### GIVEN TASK
Your task is to repeat all of the data exactly while excluding the pictures.

### DATASET EXTRACT

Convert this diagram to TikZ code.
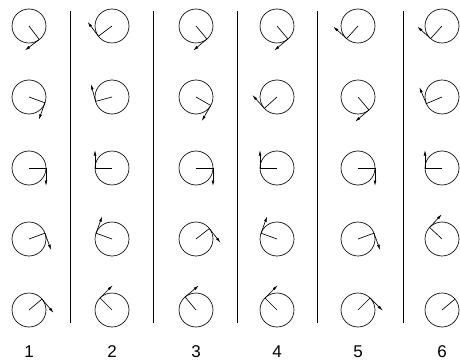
\documentclass[tikz,border=0pt]{standalone}
\usepackage{fontspec}
\setsansfont{Liberation Sans}
\usetikzlibrary{arrows.meta}

\begin{document}
\begin{tikzpicture}[
  x=1pt, y=1pt, line width=0.65pt,
  wheel/.style={draw, circle, minimum size=34pt, inner sep=0pt, outer sep=0pt},
  pf/.style={-{Latex[length=5.5pt,width=2.8pt]}},
  sep/.style={line width=0.6pt},
  num/.style={font=\sffamily\fontsize{17}{20}\selectfont}
]
\useasboundingbox (0,0) rectangle (460,362);
% separators between the columns
\foreach \x in {70,153,237,317,403}
  \draw[sep] (\x,351) -- (\x,39);
% column / x / mark angle and arrow flag, top to bottom
\foreach \c/\x/\angles in {
    1/29/{-53/1,-20/1,0/1,20/1,40/1},
    2/112/{217/1,195/1,180/1,160/1,135/1},
    3/196/{-50/1,-30/1,0/1,38/1,130/1},
    4/277/{-50/1,222/1,180/1,160/1,135/1},
    5/358/{228/1,-50/1,0/1,20/1,45/1},
    6/442/{228/1,203/1,180/1,137/1,40/0}}{
  \node[num] (n\c) at (\x,10) {\c};
  \foreach \a/\t [count=\r] in \angles {
    \node[wheel] (w\c\r) at (\x,{407-71*\r}) {};
    \draw (w\c\r.center) -- (w\c\r.\a);
    \ifnum\t=1
      \path (w\c\r.\a) ++(\a-90:18) coordinate (t\c\r);
      \draw[pf] (w\c\r.\a) -- (t\c\r);
    \fi
  }
}
\end{tikzpicture}
\end{document}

### SOLVED EXERCISE
Convert this diagram to TikZ code.
\documentclass[tikz,border=0pt]{standalone}
\usepackage{fontspec}
\setsansfont{Liberation Sans}
\usetikzlibrary{arrows.meta}

\begin{document}
\begin{tikzpicture}[
  x=1pt, y=1pt, line width=0.65pt,
  wheel/.style={draw, circle, minimum size=34pt, inner sep=0pt, outer sep=0pt},
  pf/.style={-{Latex[length=5.5pt,width=2.8pt]}},
  sep/.style={line width=0.6pt},
  num/.style={font=\sffamily\fontsize{17}{20}\selectfont}
]
\useasboundingbox (0,0) rectangle (460,362);
% separators between the columns
\foreach \x in {70,153,237,317,403}
  \draw[sep] (\x,351) -- (\x,39);
% column / x / mark angle and arrow flag, top to bottom
\foreach \c/\x/\angles in {
    1/29/{-53/1,-20/1,0/1,20/1,40/1},
    2/112/{217/1,195/1,180/1,160/1,135/1},
    3/196/{-50/1,-30/1,0/1,38/1,130/1},
    4/277/{-50/1,222/1,180/1,160/1,135/1},
    5/358/{228/1,-50/1,0/1,20/1,45/1},
    6/442/{228/1,203/1,180/1,137/1,40/0}}{
  \node[num] (n\c) at (\x,10) {\c};
  \foreach \a/\t [count=\r] in \angles {
    \node[wheel] (w\c\r) at (\x,{407-71*\r}) {};
    \draw (w\c\r.center) -- (w\c\r.\a);
    \ifnum\t=1
      \path (w\c\r.\a) ++(\a-90:18) coordinate (t\c\r);
      \draw[pf] (w\c\r.\a) -- (t\c\r);
    \fi
  }
}
\end{tikzpicture}
\end{document}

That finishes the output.